The digital transformation of the Philippine financial landscape has led to a surge in both legitimate lending platforms and predatory "loan sharks" operating via mobile applications. For borrowers and legal practitioners alike, navigating the distinction between a SEC-licensed entity and an unauthorized lender is critical for consumer protection and legal recourse.
Under Philippine law, lending and financing activities are strictly regulated to prevent usury, harassment, and data privacy violations.
The Regulatory Framework
Lending and financing companies in the Philippines are governed primarily by two statutes, with oversight provided by the Securities and Exchange Commission (SEC):
- The Lending Company Regulation Act of 2007 (Republic Act No. 9474): Regulates companies engaged in granting loans from their own capital funds or from funds sourced from not more than 19 persons.
- The Financing Company Act of 1998 (Republic Act No. 8556): Regulates entities primarily organized for the purpose of extending credit facilities to consumers and industrial, commercial, or agricultural enterprises.
To operate legally, these companies must obtain two specific documents from the SEC:
- Certificate of Incorporation: Proves the entity is a registered corporation.
- Certificate of Authority (CA) to Operate: Specifically authorizes the corporation to engage in lending or financing. A business registration alone does not authorize a company to lend money.
Registered Lending Apps (Fintech)
With the rise of Financial Technology (Fintech), the SEC requires lending and financing companies to report their Online Lending Platforms (OLPs). A company may be a legitimate SEC-registered entity but may only operate specific, vetted applications.
Categories of Licensed Entities
The SEC maintains updated lists categorized by the type of authority granted:
- Financing Companies: Generally larger entities that may also engage in leasing and factoring.
- Lending Companies: Entities focused specifically on the act of lending.
- Entities with Recorded OLPs: A specific registry of companies that have officially declared their mobile apps (e.g., Tala, Akulaku, Home Credit, etc.) to the SEC.
Key Compliance Requirements
Licensed companies must adhere to strict operational mandates issued by the SEC and the Bangko Sentral ng Pilipinas (BSP):
- Interest Rate Caps: Per BSP Circular No. 1133, there are specific ceilings on interest rates and fees for nominal small value/short-term loans (e.g., a 6% monthly limit on nominal interest for certain loans).

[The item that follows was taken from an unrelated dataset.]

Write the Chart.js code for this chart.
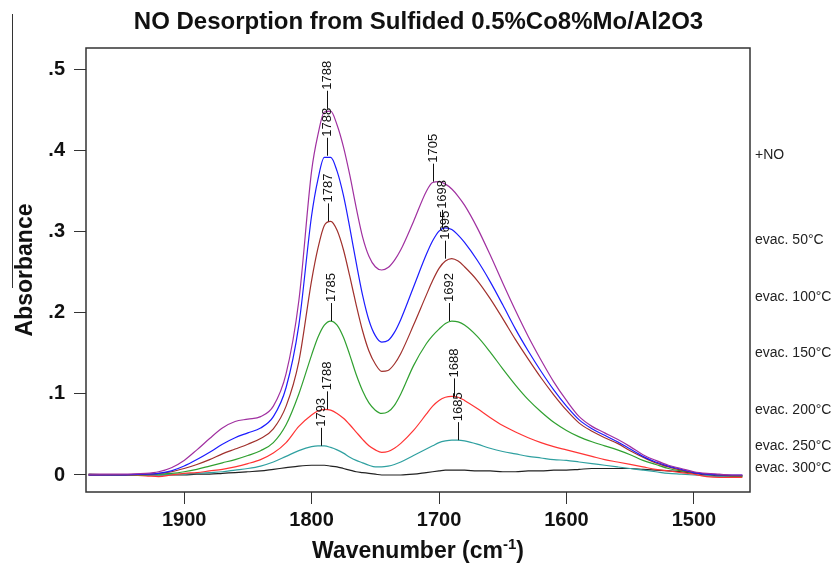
<!DOCTYPE html>
<html>
<head>
<meta charset="utf-8">
<script src="https://cdn.jsdelivr.net/npm/chart.js@4.4.1/dist/chart.umd.min.js"></script>
<style>
  html, body { margin: 0; padding: 0; background: #fff; }
  #wrap { width: 837px; height: 566px; }
</style>
</head>
<body>
<div id="wrap"><canvas id="spectra" width="837" height="566"></canvas></div>
<script>
// wavenumber grid (cm-1) shared by all spectra
const wavenumbers = [1975, 1950, 1930, 1920, 1910, 1900, 1890, 1880, 1870, 1860,
  1850, 1840, 1830, 1820, 1810, 1800, 1795, 1790, 1785, 1780,
  1775, 1770, 1765, 1760, 1755, 1750, 1745, 1740, 1735, 1730,
  1720, 1710, 1705, 1700, 1695, 1690, 1685, 1680, 1670, 1660,
  1650, 1640, 1630, 1620, 1610, 1600, 1590, 1580, 1570, 1560,
  1550, 1540, 1530, 1520, 1510, 1500, 1490, 1480, 1470, 1462];

const absNO = [0.001, 0.001, 0.002, 0.004, 0.009, 0.018, 0.031, 0.045, 0.058, 0.066,
  0.069, 0.072, 0.085, 0.125, 0.215, 0.375, 0.420, 0.448, 0.449, 0.432,
  0.405, 0.370, 0.330, 0.294, 0.270, 0.257, 0.253, 0.256, 0.265, 0.278,
  0.313, 0.350, 0.361, 0.362, 0.359, 0.353, 0.344, 0.333, 0.305, 0.272,
  0.237, 0.203, 0.171, 0.142, 0.115, 0.092, 0.072, 0.060, 0.052, 0.044,
  0.035, 0.025, 0.018, 0.012, 0.008, 0.004, 0.002, 0.001, 0.000, 0.000];

const abs50 = [0, 0, 0.001, 0.002, 0.005, 0.011, 0.019, 0.028, 0.038, 0.046,
  0.052, 0.058, 0.072, 0.108, 0.185, 0.320, 0.365, 0.392, 0.392, 0.375,
  0.345, 0.305, 0.262, 0.222, 0.191, 0.172, 0.164, 0.166, 0.176, 0.192,
  0.232, 0.272, 0.289, 0.301, 0.305, 0.303, 0.296, 0.287, 0.265, 0.239,
  0.210, 0.180, 0.153, 0.128, 0.105, 0.085, 0.068, 0.057, 0.049, 0.041,
  0.032, 0.023, 0.016, 0.011, 0.007, 0.003, 0.001, 0, 0, 0];

const abs100 = [0, 0, 0.001, 0.002, 0.004, 0.008, 0.013, 0.019, 0.026, 0.032,
  0.038, 0.045, 0.057, 0.085, 0.140, 0.240, 0.280, 0.308, 0.313, 0.302,
  0.278, 0.245, 0.210, 0.178, 0.153, 0.137, 0.128, 0.129, 0.137, 0.150,
  0.185, 0.222, 0.240, 0.255, 0.264, 0.267, 0.264, 0.257, 0.240, 0.218,
  0.193, 0.167, 0.143, 0.120, 0.099, 0.080, 0.064, 0.054, 0.046, 0.039,
  0.030, 0.022, 0.015, 0.010, 0.006, 0.003, 0.001, 0, -0.001, -0.001];

const abs150 = [0.001, 0, 0, 0.001, 0.002, 0.004, 0.007, 0.011, 0.015, 0.019,
  0.024, 0.030, 0.040, 0.062, 0.100, 0.148, 0.170, 0.185, 0.190, 0.185,
  0.170, 0.148, 0.124, 0.104, 0.089, 0.080, 0.076, 0.078, 0.086, 0.100,
  0.135, 0.162, 0.172, 0.180, 0.187, 0.190, 0.189, 0.185, 0.171, 0.152,
  0.131, 0.111, 0.093, 0.078, 0.065, 0.055, 0.047, 0.041, 0.036, 0.031,
  0.025, 0.018, 0.013, 0.008, 0.005, 0.003, 0.001, 0, -0.001, -0.001];

const abs200 = [0, 0, -0.001, -0.002, 0, 0.002, 0.003, 0.005, 0.007, 0.010,
  0.014, 0.019, 0.027, 0.040, 0.060, 0.074, 0.079, 0.081, 0.080, 0.076,
  0.070, 0.062, 0.053, 0.044, 0.036, 0.031, 0.028, 0.029, 0.033, 0.039,
  0.055, 0.075, 0.085, 0.092, 0.096, 0.097, 0.096, 0.092, 0.082, 0.071,
  0.061, 0.053, 0.046, 0.040, 0.035, 0.031, 0.027, 0.023, 0.019, 0.016,
  0.013, 0.010, 0.007, 0.005, 0.003, 0.001, -0.002, -0.003, -0.003, -0.003];

const abs250 = [0, 0, 0, 0, 0.001, 0.001, 0.002, 0.003, 0.004, 0.006,
  0.008, 0.011, 0.016, 0.023, 0.030, 0.035, 0.036, 0.036, 0.034, 0.031,
  0.027, 0.022, 0.018, 0.015, 0.012, 0.010, 0.010, 0.011, 0.013, 0.016,
  0.024, 0.032, 0.036, 0.040, 0.042, 0.043, 0.043, 0.042, 0.038, 0.033,
  0.029, 0.026, 0.023, 0.021, 0.019, 0.018, 0.016, 0.014, 0.012, 0.010,
  0.008, 0.006, 0.004, 0.002, 0.001, 0, -0.001, -0.002, -0.002, -0.002];

const abs300 = [0, 0, 0, 0, 0, 0, 0.001, 0.001, 0.002, 0.003,
  0.004, 0.005, 0.007, 0.009, 0.011, 0.012, 0.012, 0.012, 0.011, 0.010,
  0.008, 0.006, 0.004, 0.003, 0.002, 0.001, 0, 0, 0, 0,
  0.001, 0.003, 0.004, 0.005, 0.006, 0.006, 0.006, 0.006, 0.005, 0.005,
  0.004, 0.004, 0.005, 0.005, 0.006, 0.006, 0.007, 0.008, 0.008, 0.008,
  0.008, 0.007, 0.006, 0.005, 0.004, 0.002, 0, -0.001, -0.001, -0.001];

const seriesNames = ['+NO', 'evac. 50°C', 'evac. 100°C', 'evac. 150°C', 'evac. 200°C', 'evac. 250°C', 'evac. 300°C'];
const seriesValues = [absNO, abs50, abs100, abs150, abs200, abs250, abs300];
const seriesColors = ['#a030a0', '#1c1cff', '#a0302c', '#30a030', '#ff3434', '#2fa0a0', '#222222'];

// labelled band maxima
const peakLabels = ['1788', '1788', '1787', '1785', '1788', '1793', '1705', '1698', '1695', '1692', '1688', '1685'];
const peakWavenumbers = [1788, 1788, 1787, 1785, 1788, 1793, 1705, 1698, 1695, 1692, 1688, 1685];
const peakValues = [0.452, 0.394, 0.313, 0.190, 0.081, 0.036, 0.362, 0.305, 0.267, 0.190, 0.097, 0.043];

const xTicks = [1900, 1800, 1700, 1600, 1500];
const yTicks = [0, 0.1, 0.2, 0.3, 0.4, 0.5];

const FONT = '"Liberation Sans", Arial, Helvetica, sans-serif';

const decor = {
  id: 'decor',
  afterDatasetsDraw(chart, args, opts) {
    const { ctx, chartArea: a, scales: { x, y } } = chart;
    ctx.save();
    // frame round the plot
    ctx.strokeStyle = '#333';
    ctx.lineWidth = 1.5;
    ctx.strokeRect(a.left, a.top, a.right - a.left, a.bottom - a.top);

    // peak stems and rotated labels
    ctx.strokeStyle = '#111';
    ctx.fillStyle = '#111';
    ctx.lineWidth = 1;
    ctx.font = '13px ' + FONT;
    peakWavenumbers.forEach((wn, i) => {
      const px = Math.round(x.getPixelForValue(wn)) + 0.5;
      const py = y.getPixelForValue(peakValues[i]);
      ctx.beginPath();
      ctx.moveTo(px, py);
      ctx.lineTo(px, py - opts.stem);
      ctx.stroke();
      ctx.save();
      ctx.translate(px, py - opts.stem - 1);
      ctx.rotate(-Math.PI / 2);
      ctx.textAlign = 'left';
      ctx.textBaseline = 'middle';
      ctx.fillText(peakLabels[i], 0, 0);
      ctx.restore();
    });

    // series names at the right
    ctx.fillStyle = '#222';
    ctx.font = '14px ' + FONT;
    ctx.textAlign = 'left';
    ctx.textBaseline = 'middle';
    seriesNames.forEach((name, i) => {
      ctx.fillText(name, a.right + 5, y.getPixelForValue(opts.nameAt[i]));
    });
    ctx.restore();
  },
  afterDraw(chart) {
    const { ctx, chartArea: a, width } = chart;
    ctx.save();
    ctx.fillStyle = '#111';
    // title
    ctx.font = 'bold 24px ' + FONT;
    ctx.textAlign = 'center';
    ctx.textBaseline = 'middle';
    ctx.fillText('NO Desorption from Sulfided 0.5%Co8%Mo/Al2O3', width / 2, 22);

    // x axis title with superscript
    const main = 'Wavenumber (cm';
    const sup = '-1';
    const close = ')';
    ctx.font = 'bold 23px ' + FONT;
    const w1 = ctx.measureText(main).width;
    const w3 = ctx.measureText(close).width;
    ctx.font = 'bold 15px ' + FONT;
    const w2 = ctx.measureText(sup).width;
    const sx = (a.left + a.right) / 2 - (w1 + w2 + w3) / 2;
    const base = 558;
    ctx.textAlign = 'left';
    ctx.textBaseline = 'alphabetic';
    ctx.font = 'bold 23px ' + FONT;
    ctx.fillText(main, sx, base);
    ctx.font = 'bold 15px ' + FONT;
    ctx.fillText(sup, sx + w1, base - 9);
    ctx.font = 'bold 23px ' + FONT;
    ctx.fillText(close, sx + w1 + w2, base);

    // left edge rule of the original figure
    ctx.strokeStyle = '#333';
    ctx.lineWidth = 1;
    ctx.beginPath();
    ctx.moveTo(12.5, 14);
    ctx.lineTo(12.5, 288);
    ctx.stroke();
    ctx.restore();
  }
};

const datasets = seriesNames.map((name, i) => ({
  label: name,
  data: wavenumbers.map((wn, j) => ({ x: wn, y: seriesValues[i][j] })),
  borderColor: seriesColors[i],
  borderWidth: 1.2,
  pointRadius: 0,
  fill: false,
  cubicInterpolationMode: 'monotone'
}));

new Chart(document.getElementById('spectra'), {
  type: 'line',
  data: { datasets: datasets },
  plugins: [decor],
  options: {
    responsive: false,
    animation: false,
    devicePixelRatio: 1,
    layout: { padding: { left: 0, right: 87, top: 48, bottom: 0 } },
    plugins: {
      legend: { display: false },
      tooltip: { enabled: false },
      decor: {
        stem: 18,
        nameAt: [0.395, 0.290, 0.219, 0.150, 0.080, 0.035, 0.009]
      }
    },
    scales: {
      x: {
        type: 'linear',
        reverse: true,
        min: 1456,
        max: 1977,
        afterFit: s => { s.height = 74; },
        afterBuildTicks: s => { s.ticks = xTicks.map(v => ({ value: v })); },
        border: { display: false },
        grid: { drawOnChartArea: false, drawTicks: true, tickLength: 12, color: '#333', lineWidth: 1 },
        ticks: {
          color: '#111', padding: 4,
          font: { family: FONT, size: 20, weight: 'bold' },
          callback: v => String(v)
        }
      },
      y: {
        min: -0.021,
        max: 0.527,
        afterFit: s => { s.width = 86; },
        afterBuildTicks: s => { s.ticks = yTicks.map(v => ({ value: v })); },
        border: { display: false },
        grid: { drawOnChartArea: false, drawTicks: true, tickLength: 12, color: '#333', lineWidth: 1 },
        ticks: {
          color: '#111', padding: 9,
          font: { family: FONT, size: 20, weight: 'bold' },
          callback: v => v === 0 ? '0' : v.toFixed(1).replace(/^0/, '')
        },
        title: {
          display: true, text: 'Absorbance', color: '#111',
          font: { family: FONT, size: 23, weight: 'bold' },
          padding: { top: 12, bottom: 0 }
        }
      }
    }
  }
});
</script>
</body>
</html>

- Truth in Lending Act (R.A. 3765): Lenders are legally required to provide a Disclosure Statement before a loan is consummated. This must clearly show the cash price, down payment, finance charges, and the effective annual interest rate.
- Fair Debt Collection Practices: SEC Memorandum Circular No. 18 (Series of 2019) prohibits "unfair debt collection practices," including:
- The use or threat of violence.
- Using profane or abusive language.
- Disclosing a borrower’s debt information to third parties (unless authorized).

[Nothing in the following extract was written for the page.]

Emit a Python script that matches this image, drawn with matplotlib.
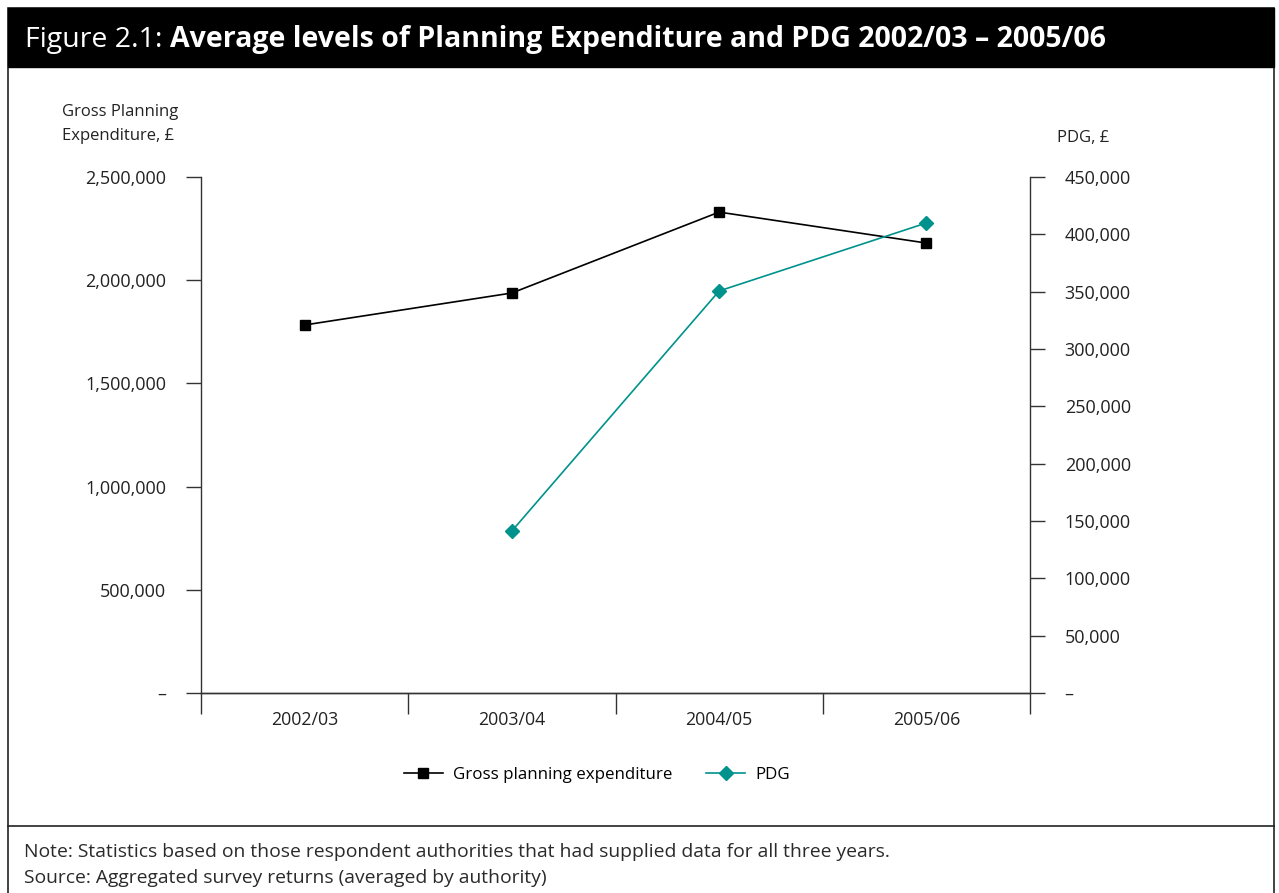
import matplotlib.pyplot as plt
from matplotlib.patches import Rectangle
from matplotlib.lines import Line2D
from matplotlib.ticker import FuncFormatter

plt.rcParams['font.family'] = ['Open Sans', 'DejaVu Sans']

years = ['2002/03', '2003/04', '2004/05', '2005/06']
gross_expenditure = [1783000, 1938000, 2330000, 2180000]
pdg_years = ['2003/04', '2004/05', '2005/06']
pdg = [141300, 350600, 409900]

left_ticks = [0, 500000, 1000000, 1500000, 2000000, 2500000]
right_ticks = [0, 50000, 100000, 150000, 200000, 250000, 300000, 350000, 400000, 450000]

teal = '#00928c'
tick_color = '#333333'
W, H = 1279, 893


def fmt(v, pos=None):
    return '–' if v == 0 else f'{int(v):,}'


fig = plt.figure(figsize=(W / 100, H / 100), dpi=100)

# frame and title bar
fig.add_artist(Rectangle((8 / W, -0.01), 1266 / W, 1 - 8 / H + 0.01, transform=fig.transFigure,
                         fill=False, edgecolor='#222222', linewidth=1.2))
fig.add_artist(Rectangle((8 / W, 1 - 67 / H), 1266 / W, 59 / H, transform=fig.transFigure,
                         facecolor='black', edgecolor='black'))
fig.add_artist(Line2D([8 / W, 1274 / W], [1 - 826 / H] * 2, transform=fig.transFigure,
                      color='#222222', linewidth=1.2))
t1 = fig.text(25 / W, 1 - 47 / H, 'Figure 2.1: ', color='white', fontsize=20.5, va='baseline')
fig.canvas.draw()
bb = t1.get_window_extent()
fig.text(bb.x1 / W, 1 - 47 / H, 'Average levels of Planning Expenditure and PDG 2002/03 – 2005/06',
         color='white', fontsize=20.5, fontweight='bold', va='baseline')

ax = fig.add_axes([201 / W, 1 - 693 / H, 829 / W, 516 / H])
x = list(range(len(years)))
xp = [years.index(y) for y in pdg_years]

ax.plot(x, gross_expenditure, color='black', marker='s', markersize=7, linewidth=1.2,
        label='Gross planning expenditure')
ax.set_xlim(-0.5, 3.5)
ax.set_ylim(0, 2500000)
ax.set_yticks(left_ticks)
ax.yaxis.set_major_formatter(FuncFormatter(fmt))

ax2 = ax.twinx()
ax2.plot(xp, pdg, color=teal, marker='D', markersize=7, linewidth=1.2, label='PDG')
ax2.set_ylim(0, 450000)
ax2.set_yticks(right_ticks)
ax2.yaxis.set_major_formatter(FuncFormatter(fmt))

for a in (ax, ax2):
    a.spines['top'].set_visible(False)
    for s in a.spines.values():
        s.set_color(tick_color)
        s.set_linewidth(1.0)
    a.tick_params(axis='y', length=11, width=1.0, color=tick_color, labelsize=13,
                  labelcolor='#222222', pad=14)
ax2.spines['left'].set_visible(False)
ax.spines['right'].set_visible(False)

# categories between tick marks
ax.set_xticks([-0.5, 0.5, 1.5, 2.5, 3.5])
ax.set_xticklabels([])
ax.tick_params(axis='x', length=15, width=1.0, color=tick_color, direction='out')
for i, lab in enumerate(years):
    ax.text(i, -0.053, lab, transform=ax.get_xaxis_transform(), ha='center', va='center',
            fontsize=12.8, color='#222222')

fig.text(62 / W, 1 - 124 / H, 'Gross Planning\nExpenditure, £', fontsize=12, va='center',
         ha='left', color='#222222', linespacing=1.75)
fig.text(1057 / W, 1 - 138 / H, 'PDG, £', fontsize=12, va='center', ha='left', color='#222222')

handles = ax.get_lines() + ax2.get_lines()
fig.legend(handles, [h.get_label() for h in handles], loc='center', bbox_to_anchor=(597 / W, 1 - 775 / H),
           ncol=2, frameon=False, fontsize=12.2, handlelength=2.3, handletextpad=0.6,
           columnspacing=2.0, markerscale=1.0)

fig.text(24 / W, 1 - 852 / H, 'Note: Statistics based on those respondent authorities that had supplied data for all three years.',
         fontsize=13.9, va='center', color='#2a2a2a')
fig.text(24 / W, 1 - 878 / H, 'Source: Aggregated survey returns (averaged by authority)',
         fontsize=13.9, va='center', color='#2a2a2a')

fig.savefig('out.png', dpi=100)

- Contacting persons in the borrower's contact list without consent.
Identifying Legitimate vs. Illegal Lenders
The SEC regularly issues cease-and-desist orders (CDOs) against unlicensed apps. To verify an entity, the following steps are standard legal due diligence:
- Check the SEC Website: The SEC publishes a "List of Lending Companies and Financing Companies" with revoked or suspended CAs, as well as a list of those in good standing.

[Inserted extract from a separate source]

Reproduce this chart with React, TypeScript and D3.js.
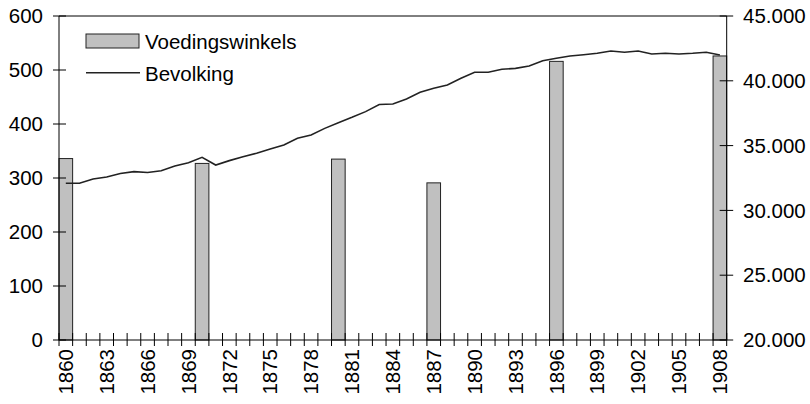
import React from "react";
import * as d3 from "d3";

const years: number[] = d3.range(1860, 1909);
const barYears: number[] = [1860, 1870, 1880, 1887, 1896, 1908];
const barValues: number[] = [336, 327, 335, 291, 516, 526];
const population: number[] = [
  32090, 32090, 32420, 32580, 32850, 32990, 32920, 33060, 33430, 33680,
  34100, 33500, 33840, 34140, 34410, 34740, 35050, 35560, 35820, 36330,
  36770, 37180, 37620, 38170, 38210, 38600, 39110, 39420, 39680, 40190,
  40660, 40660, 40890, 40960, 41140, 41550, 41740, 41910, 42010, 42120,
  42300, 42200, 42300, 42070, 42120, 42070, 42120, 42200, 41990,
];
const leftTicks: number[] = [0, 100, 200, 300, 400, 500, 600];
const rightTicks: number[] = [20000, 25000, 30000, 35000, 40000, 45000];
const labelYears: number[] = d3.range(1860, 1909, 3);
const seriesNames: string[] = ["Voedingswinkels", "Bevolking"];

const W = 810;
const H = 404;
const L = 59;
const R = 726.7;
const T = 16;
const B = 340;
const FONT = "'Liberation Sans', Arial, sans-serif";
const FS = 20.5;

export default function App() {
  const x = d3.scaleBand<number>().domain(years).range([L, R]).padding(0);
  const yL = d3.scaleLinear().domain([0, 600]).range([B, T]);
  const yR = d3.scaleLinear().domain([20000, 45000]).range([B, T]);
  const bw = x.bandwidth();
  const line = d3
    .line<number>()
    .x((_, i) => (x(years[i]) as number) + bw / 2)
    .y((d) => yR(d));
  const fmt = (v: number) => d3.format(",")(v).replace(/,/g, ".");
  const boundaries = d3.range(0, years.length + 1).map((i) => L + i * bw);

  return (
    <svg
      width={W}
      height={H}
      style={{ position: "absolute", left: 0, top: 0, background: "#fff" }}
      fontFamily={FONT}
      fontSize={FS}
    >
      <rect x={0} y={0} width={W} height={H} fill="#fff" />
      {/* bars */}
      {barYears.map((yr, i) => (
        <rect
          key={yr}
          x={x(yr)}
          y={yL(barValues[i])}
          width={bw}
          height={B - yL(barValues[i])}
          fill="#c0c0c0"
          stroke="#222"
          strokeWidth={1}
        />
      ))}
      {/* line */}
      <path d={line(population) || ""} fill="none" stroke="#222" strokeWidth={1.6} />
      {/* frame */}
      <line x1={L} x2={R} y1={T} y2={T} stroke="#000" strokeWidth={1} />
      <line x1={L} x2={L} y1={T} y2={B} stroke="#000" strokeWidth={1} />
      <line x1={R} x2={R} y1={T} y2={B} stroke="#000" strokeWidth={1} />
      <line x1={L} x2={R} y1={B} y2={B} stroke="#000" strokeWidth={1} />
      {/* left axis */}
      {leftTicks.map((t) => (
        <g key={"l" + t}>
          <line x1={L - 6} x2={L + 7} y1={yL(t)} y2={yL(t)} stroke="#000" />
          <text x={43} y={yL(t)} dy="0.35em" textAnchor="end" fill="#000">
            {t}
          </text>
        </g>
      ))}
      {/* right axis */}
      {rightTicks.map((t) => (
        <g key={"r" + t}>
          <line x1={R - 7} x2={R + 6.5} y1={yR(t)} y2={yR(t)} stroke="#000" />
          <text x={743} y={yR(t)} dy="0.35em" textAnchor="start" fill="#000">
            {fmt(t)}
          </text>
        </g>
      ))}
      {/* category axis ticks */}
      {boundaries.map((bx, i) => (
        <line key={"c" + i} x1={bx} x2={bx} y1={B - 7} y2={B + 6} stroke="#000" />
      ))}
      {labelYears.map((yr) => {
        const cx = (x(yr) as number) + bw / 2;
        return (
          <text
            key={"y" + yr}
            transform={`translate(${cx},349) rotate(-90)`}
            dy="0.35em"
            textAnchor="end"
            fill="#000"
          >
            {yr}
          </text>
        );
      })}
      {/* legend */}
      <rect x={86} y={34} width={53} height={14} fill="#c0c0c0" stroke="#222" />
      <text x={145} y={48.5} fill="#000">
        {seriesNames[0]}
      </text>
      <line x1={86} x2={140} y1={72.7} y2={72.7} stroke="#222" strokeWidth={1.6} />
      <text x={145} y={80.5} fill="#000">
        {seriesNames[1]}
      </text>
    </svg>
  );
}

- Verify the CA Number: Every legitimate lending app must display its Certificate of Authority Number and its Corporate Registration Number on its platform and within the app's "About" section.
- National Privacy Commission (NPC) Compliance: Legitimate apps must comply with the Data Privacy Act of 2012. If an app demands access to your entire contact list or social media accounts as a condition for a loan, it is a red flag for potential harassment.
Legal Remedies Against Illegal Lenders
If a company is found to be operating without a Certificate of Authority, or if a licensed company engages in predatory behavior:
- SEC Corporate Governance and Finance Department (CGFD): Borrowers can file formal complaints for violations of the Lending Company Regulation Act or unfair debt collection practices.
- National Privacy Commission (NPC): For cases involving "debt shaming" or unauthorized processing of personal data.
- Cybercrime Courts: Under the Cybercrime Prevention Act of 2012, victims of online harassment and identity theft by lenders can seek criminal prosecution.
Note: Engaging with unlicensed lenders often results in high-interest "debt traps" and lack of regulatory protection. It is imperative to consult the SEC's verified database before entering into any credit agreement.